17.          The Company's purpose or object is set out in its Constitution, as per its Objects.

18.          The second part of the income and asset condition, namely whether the entity has applied its income and assets solely for the purpose for which it is established, must also be satisfied.

19.          Paragraph 30 of TR 2015/1 explains the meaning of 'apply' as follows:

The requirement that an entity must 'apply' its income and assets means that an entity must make use of all of its income and assets, solely for the purpose for which the entity is established.

20.          Paragraph 31 in TR 2015/1 states:

... An entity may use some of its income to acquire assets which, in future, will produce income for its purpose or purposes, and may accumulate some of its income for later distribution.

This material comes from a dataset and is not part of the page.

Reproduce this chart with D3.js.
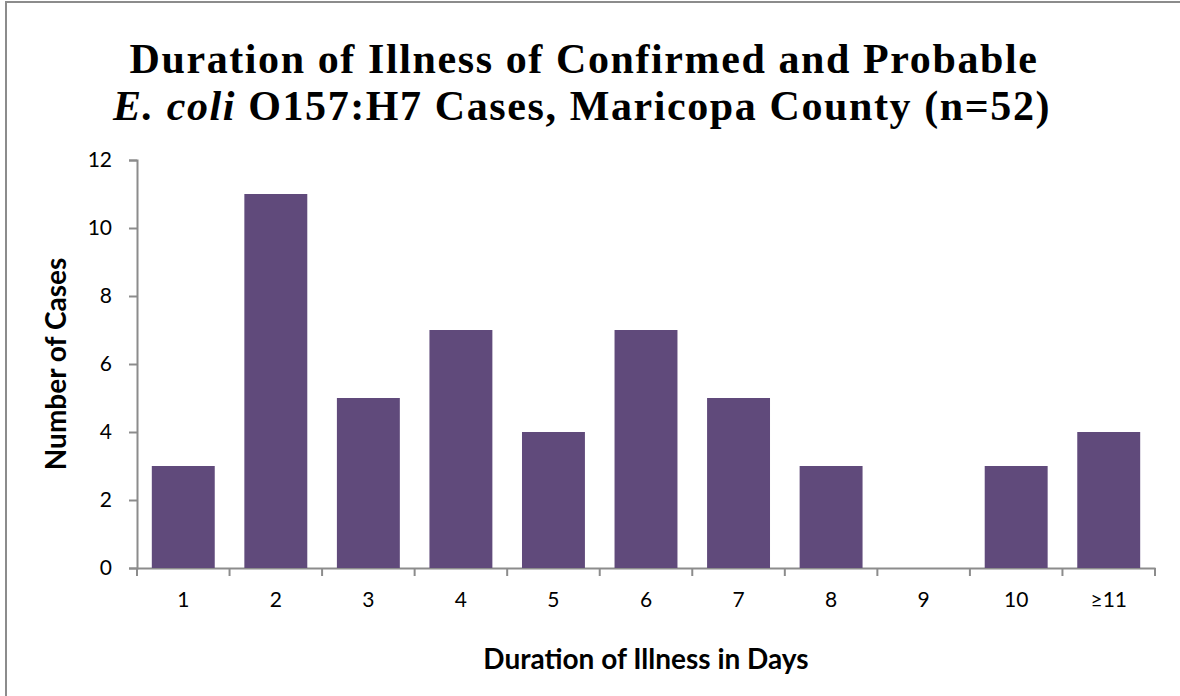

21.          However, the income and assets must exclusively or only be applied for the purpose for which it is established, and this test is applied continuously throughout the income year.

22.          In the present case, and as per the reasoning above, any income derived from leasing activities and any capital received from the sale or disposition of any part of the Property will be applied exclusively to satisfy the debt paid to it by the Lender under the Financing (in accordance with the Agreement), and also to fund its operations by generating significant cash and asset pools for the charity. No income or capital received by the Company will be paid to any person including its members, other than as payment in return for goods, services, borrowed money or leased premises.

23.          Further, the activities in carrying out the Arrangement will involve applying borrowed funds for the purposes of the building refurbishment, as well as deriving rental income, deriving revenue or capital gains upon disposal of parts of the Property, and applying that income or capital solely to:

•                     satisfy the debt paid to the Company by the Lender under the Financing

•                     enable it to carry out its objects, and

•                     ensure its ongoing financial viability and future-proof its social activities by generating significant cash and asset pools for the charity.

24.          The Company will be applying income to acquire and develop assets which in turn will generate future income to be directed towards its purposes. It is therefore considered that the Company will be applying its income and assets solely for the purpose for which it was established. Therefore, the condition in paragraph 50-50(2)(b) will be satisfied.

25.          Since the requirements in paragraphs (a) and (b) will be satisfied, subsection 50-50(2) will be satisfied.

Conclusion

26.          As the requirements of subsections 50-50(1) and (2) will be satisfied, the special conditions for item 1.1 at section 50-50 will be satisfied.